Me detuve en el puesto de frutas que, por costumbre, marcaba la frontera con
Medellín en el pasado, por la
vía de Minas. Desde que una nueva vía acortó la distancia o la hizo más suave, mi paso por allí se volvió una liturgia olvidada. El hombre del lugar, de rostro curtido, a quien todos llaman
Pelusa, encendió una sonrisa al vernos:
—¡
Doñángela, cuánto tiempo sin pasar por aquí!
Nos dió
jugo de guanábana con ñapa y —además de
mamoncillos— la profusión de
frutas colombianas ofrecía unos
zapotes casi sin pepas. Y unos
aguacates de morir. Entre tanta abundancia, un atado de palitos, deshidratados como tallos de sombra, llamó mi atención. Pregunté por ellos. Me dijo que servían para hacer un remedio para la
diabetes y otras dolencias. No alcancé a retener el nombre, tal vez
Palo Santo, una de esas curas humildes que la tierra concede. Lo compré e hice la infusión anoche, tal como me indicó.
—Da muchas ganas de orinar —advirtió.
—Lógico —repliqué—, si se hace en un litro de agua.
La tomé: es insípida. Quién sabe, de pronto sirva para algo. Recordé a mi madre, que solía decir: “Lo que no envenena, engorda”, justificando la
ahuyama con que nos nutrió a base de vitaminas obligatorias.

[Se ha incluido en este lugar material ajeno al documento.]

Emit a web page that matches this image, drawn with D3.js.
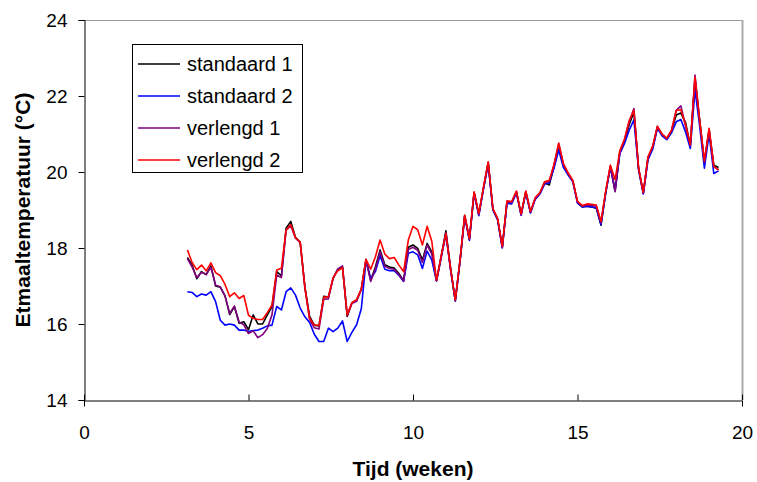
<!DOCTYPE html>
<html><head><meta charset="utf-8">
<script src="https://cdn.jsdelivr.net/npm/d3@7"></script>
<style>
html,body{margin:0;padding:0;background:#fff;}
svg{display:block;font-family:"Liberation Sans",Arial,sans-serif;}
</style></head>
<body>
<svg id="chart" width="757" height="482"></svg>
<script>
// Day numbers (daily samples), x in weeks = day/7
const days = d3.range(22, 136);
const xTicks = [0, 5, 10, 15, 20];
const yTicks = [14, 16, 18, 20, 22, 24];
const seriesNames = ["standaard 1", "standaard 2", "verlengd 1", "verlengd 2"];

const standaard1 = [17.75,17.55,17.19,17.38,17.3,17.53,17.0,16.97,16.74,16.25,16.46,16.02,16.06,15.85,16.24,16.0,16.0,16.24,16.46,17.38,
17.27,18.52,18.7,18.28,18.15,16.98,16.2,15.97,15.95,16.73,16.71,17.2,17.44,17.5,16.2,16.56,16.62,16.92,17.7,17.15,
17.5,17.95,17.56,17.5,17.47,17.33,17.14,18.02,18.08,17.99,17.68,18.12,17.9,17.14,17.78,18.45,17.45,16.62,17.66,18.85,
18.23,19.46,18.88,19.58,20.25,19.02,18.76,18.02,19.22,19.2,19.48,18.88,19.48,18.94,19.3,19.44,19.72,19.66,20.15,20.7,
20.18,19.95,19.76,19.2,19.08,19.1,19.08,19.05,18.6,19.45,20.15,19.52,20.5,20.8,21.25,21.58,20.08,19.44,20.38,20.64,
21.18,20.98,20.87,21.08,21.5,21.55,21.3,20.7,22.45,21.34,20.25,21.1,20.18,20.12];

const standaard2 = [16.85,16.83,16.72,16.79,16.76,16.85,16.59,16.1,15.97,16.0,15.97,15.84,15.84,15.8,15.83,15.84,15.89,15.95,15.97,16.46,
16.37,16.85,16.95,16.76,16.42,16.19,16.04,15.73,15.54,15.54,15.89,15.8,15.89,16.08,15.54,15.78,15.98,16.4,17.66,17.2,
17.38,17.8,17.44,17.4,17.4,17.28,17.12,17.86,17.9,17.82,17.46,17.92,17.68,17.13,17.75,18.36,17.42,16.6,17.64,18.83,
18.2,19.43,18.85,19.55,20.2,19.0,18.74,18.0,19.18,19.16,19.45,18.86,19.45,18.92,19.28,19.42,19.68,19.72,20.1,20.58,
20.12,19.92,19.74,19.18,19.08,19.1,19.08,19.06,18.62,19.45,20.12,19.5,20.48,20.75,21.1,21.37,20.05,19.42,20.32,20.6,
21.15,20.95,20.85,21.03,21.32,21.38,21.05,20.62,22.16,21.2,20.1,21.0,19.96,20.03];

const verlengd1 = [17.72,17.5,17.22,17.36,17.3,17.5,17.02,16.98,16.74,16.28,16.47,16.05,15.98,15.75,15.82,15.64,15.72,15.88,16.24,17.29,
17.22,18.47,18.58,18.26,18.14,16.95,16.12,15.9,15.87,16.65,16.66,17.2,17.45,17.53,16.22,16.54,16.6,16.9,17.68,17.12,
17.45,17.9,17.52,17.46,17.44,17.3,17.13,17.96,18.02,17.94,17.62,18.08,17.84,17.14,17.77,18.4,17.45,16.62,17.66,18.85,
18.23,19.46,18.88,19.58,20.25,19.02,18.76,18.02,19.22,19.2,19.48,18.88,19.48,18.94,19.3,19.44,19.72,19.75,20.18,20.74,
20.2,19.96,19.77,19.21,19.1,19.13,19.12,19.1,18.66,19.48,20.16,19.48,20.52,20.85,21.33,21.67,20.1,19.45,20.38,20.66,
21.2,20.99,20.88,21.08,21.62,21.74,21.2,20.7,22.55,21.35,20.25,21.12,20.14,20.06];

const verlengd2 = [17.95,17.62,17.43,17.55,17.4,17.61,17.35,17.27,17.04,16.72,16.82,16.67,16.75,16.23,16.15,16.12,16.12,16.3,16.5,17.42,
17.47,18.47,18.62,18.27,18.16,16.95,16.15,15.97,15.96,16.7,16.72,17.22,17.4,17.48,16.24,16.56,16.64,16.92,17.7,17.44,
17.77,18.21,17.84,17.72,17.75,17.55,17.38,18.21,18.57,18.48,18.08,18.57,18.18,17.15,17.8,18.38,17.45,16.63,17.68,18.87,
18.25,19.48,18.91,19.6,20.27,19.04,18.78,18.04,19.24,19.22,19.5,18.89,19.5,18.96,19.32,19.46,19.74,19.78,20.2,20.76,
20.22,19.98,19.78,19.23,19.12,19.16,19.15,19.13,18.7,19.5,20.18,19.8,20.56,20.87,21.35,21.63,20.1,19.46,20.4,20.68,
21.2,21.0,20.89,21.1,21.62,21.64,21.24,20.72,22.5,21.36,20.3,21.15,20.15,20.05];

const colors = ["#000000", "#0000ff", "#800080", "#ff0000"];
const allSeries = [standaard1, standaard2, verlengd1, verlengd2];

const svg = d3.select("#chart");
const mLeft = 84, mRight = 742, mTop = 20, mBottom = 400;

const x = d3.scaleLinear().domain([0, 20]).range([mLeft, mRight]);
const y = d3.scaleLinear().domain([14, 24]).range([mBottom, mTop]);

// plot frame (top & right, gray)
svg.append("line").attr("x1", mLeft).attr("x2", mRight).attr("y1", mTop + 0.5).attr("y2", mTop + 0.5)
  .attr("stroke", "#999").attr("stroke-width", 1);
svg.append("line").attr("x1", mRight + 0.5).attr("x2", mRight + 0.5).attr("y1", mTop).attr("y2", mBottom)
  .attr("stroke", "#aaa").attr("stroke-width", 2);

// axes
const yAxis = d3.axisLeft(y).tickValues(yTicks).tickSize(6).tickPadding(11).tickFormat(d3.format("d"));
const gy = svg.append("g").attr("transform", `translate(${mLeft + 0.5},0)`).call(yAxis);
gy.select(".domain").attr("stroke", "#000");
gy.selectAll(".tick line").attr("stroke", "#000");
gy.selectAll(".tick text").attr("font-size", 19).attr("fill", "#000")
  .attr("font-family", "Liberation Sans, Arial, sans-serif");

const xAxis = d3.axisBottom(x).tickValues(xTicks).tickSize(6).tickPadding(19).tickFormat(d3.format("d"));
const gx = svg.append("g").attr("transform", `translate(0,${mBottom + 0.5})`).call(xAxis);
gx.select(".domain").attr("stroke", "#000");
gx.selectAll(".tick line").attr("stroke", "#000").attr("y1", -6).attr("y2", 0);
gx.selectAll(".tick text").attr("font-size", 19).attr("fill", "#000")
  .attr("font-family", "Liberation Sans, Arial, sans-serif");

// lines
const line = d3.line().x((d, i) => x(days[i] / 7)).y(d => y(d));
allSeries.forEach((s, k) => {
  svg.append("path").datum(s).attr("d", line)
    .attr("fill", "none").attr("stroke", colors[k]).attr("stroke-width", 1.6)
    .attr("stroke-linejoin", "round");
});

// axis titles
svg.append("text").attr("x", x(10)).attr("y", 476).attr("text-anchor", "middle")
  .attr("font-size", 21).attr("font-weight", "bold").text("Tijd (weken)");
svg.append("text").attr("transform", "translate(30,210) rotate(-90)").attr("text-anchor", "middle")
  .attr("font-size", 21).attr("font-weight", "bold").text("Etmaaltemperatuur (°C)");

// legend
const lg = svg.append("g");
lg.append("rect").attr("x", 132.5).attr("y", 44.5).attr("width", 170).attr("height", 128)
  .attr("fill", "#fff").attr("stroke", "#000").attr("stroke-width", 1);
seriesNames.forEach((n, k) => {
  const yy = 64 + k * 32;
  lg.append("line").attr("x1", 138).attr("x2", 180).attr("y1", yy).attr("y2", yy)
    .attr("stroke", colors[k]).attr("stroke-width", 1.5);
  lg.append("text").attr("x", 187).attr("y", yy + 7).attr("font-size", 20).attr("fill", "#000").text(n);
});
</script>
</body></html>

Hay una infinidad de hechos cotidianos que se precipitan, invisibles, cada día, sin merecer nuestra atención. Hoy podría citar varios: el desconocido que advierte una luz encendida al dejar el carro en la calle —un ángel efímero de la vigilancia—; la persona que, al irrumpir yo en la oficina, dice: “Buenos días, tan temprano y ya usted aquí”, un reclamo disfrazado de halago; o la que entra de improviso y se asusta: “Pensé que no había nadie”. “Ya le traigo tinto”, ofrece luego con una sonrisa, restableciendo el pacto social del café.
Instantes después, la vida se tensa:
—Llegaste antes, y yo tarde porque no me confirmó la hora.
La réplica es exacta:
—Sí, lo hice. Dijiste siete, y a las siete llegué. Aquí está mi mensaje.
El roce se disuelve:
—No lo vi. Ah, bueno, trabajemos.
En cada instante reside ese montón de pequeños reclamos y diminutos halagos; esas microcoreografías del afecto y el rencor que, al sumarse, forman la sutil, densa, compleja y a veces desconocida materia que se conoce, sin pompa, como vida.
Pero al detener la mirada en esos dones no pedidos —la ñapa, la vigilancia, el tinto ofrecido— uno entiende que la verdadera estructura de la jornada es la reciprocidad: la única ley que gobierna estas coreografías es la de la donación constante. “No tengo más que pedir; entre amigos todo es común”, nos diría
Sócrates, validando que esta red de favores y reconocimientos mutuos es, en esencia, nuestra riqueza.